In his 1974 Nobel Prize speech, the economist F.A. Hayek warned against the temptation to use collective action with incomplete knowledge, saying such action would likely cause more harm than good.
“To act on the belief that we possess the knowledge and the power which enable us to shape the processes of society entirely to our liking, knowledge which in fact we do not possess, is likely to make us do much harm,” Hayek stated. “The recognition of the insuperable limits to his knowledge ought indeed to teach the student of society a lesson of humility which should guard him against becoming an accomplice in men’s fatal striving to control society – a striving which makes him not only a tyrant over his fellows, but which may well make him the destroyer of a civilization which no brain has designed but which has grown from the free efforts of millions of individuals.”
Hayek saw a world that increasingly seemed to believe central planners could solve any and all social problems.
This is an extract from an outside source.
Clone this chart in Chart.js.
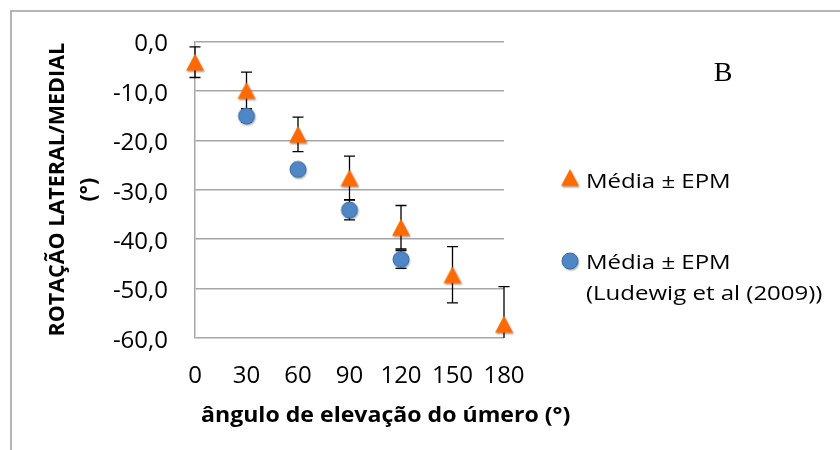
<!DOCTYPE html>
<html>
<head>
<meta charset="utf-8">
<script src="https://cdn.jsdelivr.net/npm/chart.js@4.4.1/dist/chart.umd.min.js"></script>
<style>
  html, body { margin: 0; padding: 0; background: #ffffff; }
  #wrap { width: 840px; height: 450px; position: relative; }
</style>
</head>
<body>
<div id="wrap"><canvas id="chart" width="840" height="450"></canvas></div>
<script>
// Humeral elevation angle (degrees)
const angles = [0, 30, 60, 90, 120, 150, 180];
// Lateral/medial rotation, mean and standard error of the mean (degrees)
const meanRotation = [-4.2, -9.9, -18.8, -27.6, -37.6, -47.2, -57.2];
const semRotation = [3.1, 3.7, 3.5, 4.4, 4.4, 5.7, 7.6];

// Reference values, Ludewig et al (2009)
const ludewigAngles = [30, 60, 90, 120];
const ludewigMean = [-15.1, -25.9, -34.1, -44.1];
const ludewigSem = [1.2, 1.0, 2.0, 1.8];

const yTicks = [0, -10, -20, -30, -40, -50, -60];
const xTicks = [0, 30, 60, 90, 120, 150, 180];

const xTitle = 'ângulo de elevação do úmero (°)';
const yTitle = ['ROTAÇÃO LATERAL/MEDIAL', '(°)'];
const seriesLabels = ['Média ± EPM', ['Média ± EPM', '(Ludewig et al (2009))']];
const panelLetter = 'B';

const ORANGE = '#FF6A00';
const BLUE = '#4F87C6';
const BLUE_EDGE = '#3A6AA3';

// Marker sprites with a soft drop shadow
function makeTriangle() {
  const c = document.createElement('canvas');
  c.width = 28; c.height = 28;
  const g = c.getContext('2d');
  g.shadowColor = 'rgba(0,0,0,0.35)';
  g.shadowBlur = 2;
  g.shadowOffsetX = 1;
  g.shadowOffsetY = 1.5;
  g.fillStyle = ORANGE;
  g.beginPath();
  g.moveTo(14, 5.5);
  g.lineTo(23, 22.5);
  g.lineTo(5, 22.5);
  g.closePath();
  g.fill();
  return c;
}
function makeCircle() {
  const c = document.createElement('canvas');
  c.width = 24; c.height = 24;
  const g = c.getContext('2d');
  g.shadowColor = 'rgba(0,0,0,0.35)';
  g.shadowBlur = 2;
  g.shadowOffsetX = 1;
  g.shadowOffsetY = 1.5;
  g.fillStyle = BLUE;
  g.beginPath();
  g.arc(12, 12, 8, 0, Math.PI * 2);
  g.fill();
  g.shadowColor = 'transparent';
  g.strokeStyle = BLUE_EDGE;
  g.lineWidth = 1;
  g.stroke();
  return c;
}
const triSprite = makeTriangle();
const dotSprite = makeCircle();

const toPoints = (xs, ys) => xs.map((x, i) => ({ x: x, y: ys[i] }));

// Text drawn with a horizontal stretch factor
function wideText(ctx, text, x, y, stretch) {
  ctx.save();
  ctx.translate(x, y);
  ctx.scale(stretch, 1);
  ctx.fillText(text, 0, 0);
  ctx.restore();
}

// Vertical error bars with caps, drawn beneath the markers
const errorBars = {
  id: 'errorBars',
  beforeDatasetsDraw(chart) {
    const { ctx, chartArea, scales: { x, y } } = chart;
    const sets = [
      { xs: angles, m: meanRotation, e: semRotation },
      { xs: ludewigAngles, m: ludewigMean, e: ludewigSem }
    ];
    ctx.save();
    ctx.strokeStyle = '#000000';
    ctx.lineWidth = 1.3;
    sets.forEach(s => {
      s.xs.forEach((a, i) => {
        const px = x.getPixelForValue(a);
        const top = y.getPixelForValue(s.m[i] + s.e[i]);
        const rawBot = y.getPixelForValue(s.m[i] - s.e[i]);
        const bot = Math.min(rawBot, chartArea.bottom);
        ctx.beginPath();
        ctx.moveTo(px, top); ctx.lineTo(px, bot);
        ctx.moveTo(px - 5.5, top); ctx.lineTo(px + 5.5, top);
        if (rawBot <= chartArea.bottom) {
          ctx.moveTo(px - 5.5, bot); ctx.lineTo(px + 5.5, bot);
        }
        ctx.stroke();
      });
    });
    ctx.restore();
  }
};

// Frame, axis title, panel letter and legend
const decorations = {
  id: 'decorations',
  beforeDraw(chart) {
    const ctx = chart.ctx;
    ctx.save();
    ctx.fillStyle = '#ffffff';
    ctx.fillRect(0, 0, chart.width, chart.height);
    ctx.strokeStyle = '#9d9d9d';
    ctx.lineWidth = 1.5;
    ctx.beginPath();
    ctx.moveTo(11, chart.height);
    ctx.lineTo(11, 11);
    ctx.lineTo(chart.width, 11);
    ctx.stroke();
    ctx.restore();
  },
  afterDraw(chart) {
    const ctx = chart.ctx;
    ctx.save();
    ctx.fillStyle = '#000000';

    // x-axis title
    ctx.font = 'bold 22px "Open Sans", sans-serif';
    ctx.textAlign = 'left';
    ctx.textBaseline = 'alphabetic';
    wideText(ctx, xTitle, 201, 421.5, 1.05);

    // panel letter
    ctx.font = '28px "Liberation Serif", "Times New Roman", serif';
    ctx.textAlign = 'center';
    ctx.fillText(panelLetter, 723, 81);

    // legend
    ctx.drawImage(triSprite, 570 - triSprite.width / 2, 177.5 - triSprite.height / 2);
    ctx.drawImage(dotSprite, 570 - dotSprite.width / 2, 261 - dotSprite.height / 2);
    ctx.font = '20px "Open Sans", sans-serif';
    ctx.textAlign = 'left';
    wideText(ctx, seriesLabels[0], 586, 187.5, 1.2);
    wideText(ctx, seriesLabels[1][0], 586, 268.5, 1.2);
    wideText(ctx, seriesLabels[1][1], 586, 300, 1.2);
    ctx.restore();
  }
};

Chart.defaults.font.family = '"Open Sans", sans-serif';
Chart.defaults.color = '#000000';

new Chart(document.getElementById('chart'), {
  type: 'scatter',
  data: {
    datasets: [
      {
        label: seriesLabels[0],
        data: toPoints(angles, meanRotation),
        pointStyle: triSprite,
        clip: false
      },
      {
        label: seriesLabels[1].join(' '),
        data: toPoints(ludewigAngles, ludewigMean),
        pointStyle: dotSprite,
        clip: false
      }
    ]
  },
  options: {
    responsive: false,
    animation: false,
    events: [],
    layout: { padding: { top: 38, right: 336, bottom: 0, left: 0 } },
    plugins: {
      legend: { display: false },
      tooltip: { enabled: false }
    },
    scales: {
      x: {
        type: 'linear',
        min: 0,
        max: 180,
        afterBuildTicks(scale) { scale.ticks = xTicks.map(v => ({ value: v })); },
        afterFit(scale) { scale.height = 112; },
        grid: { display: false, drawTicks: false },
        border: { display: false },
        ticks: {
          padding: 24,
          font: { size: 24 },
          callback: v => String(v)
        }
      },
      y: {
        type: 'linear',
        min: -60,
        max: 0,
        afterBuildTicks(scale) { scale.ticks = yTicks.map(v => ({ value: v })); },
        afterFit(scale) { scale.width = 195; },
        grid: { color: '#a6a6a6', lineWidth: 1.5, drawTicks: false },
        border: { display: true, color: '#a6a6a6', width: 1.5 },
        ticks: {
          padding: 27,
          labelOffset: 3,
          font: { size: 24 },
          callback: v => v.toFixed(1).replace('.', ',').replace('-0,0', '0,0')
        },
        title: {
          display: true,
          text: yTitle,
          font: { size: 21.5, weight: 'bold', lineHeight: 1.42 },
          padding: { top: 43, bottom: 0 }
        }
      }
    }
  },
  plugins: [decorations, errorBars]
});
</script>
</body>
</html>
Such a worldview carried the seed of great harm, he believed.
We don’t yet know how this pandemic or economic collapse will end, but some have predicted it shaping up to be a blunder of historic proportions.
“The first half of 2020 will go down in history as the largest nationwide public policy failure since the Great Depression,” the economic historian Phil Magness recently observed. “A part of that failure derives from the largest wide-scale suppression of economic and social liberties in most of our lifetimes, all executed to negligible effect at solving the problem it intended to target.”
If Magness is correct, the crisis, though tragic, may also offer a healthy dose of an elixir Hayek would say humans desperately need: humility.
“The recognition of the insuperable limits to his knowledge ought indeed to teach the student of society a lesson of humility which should guard him against becoming an accomplice in men’s fatal striving to control society,” Hayek concluded in his address.
The lockdowns and the nursing home tragedies show just how destructive and fatal such striving to control society can be.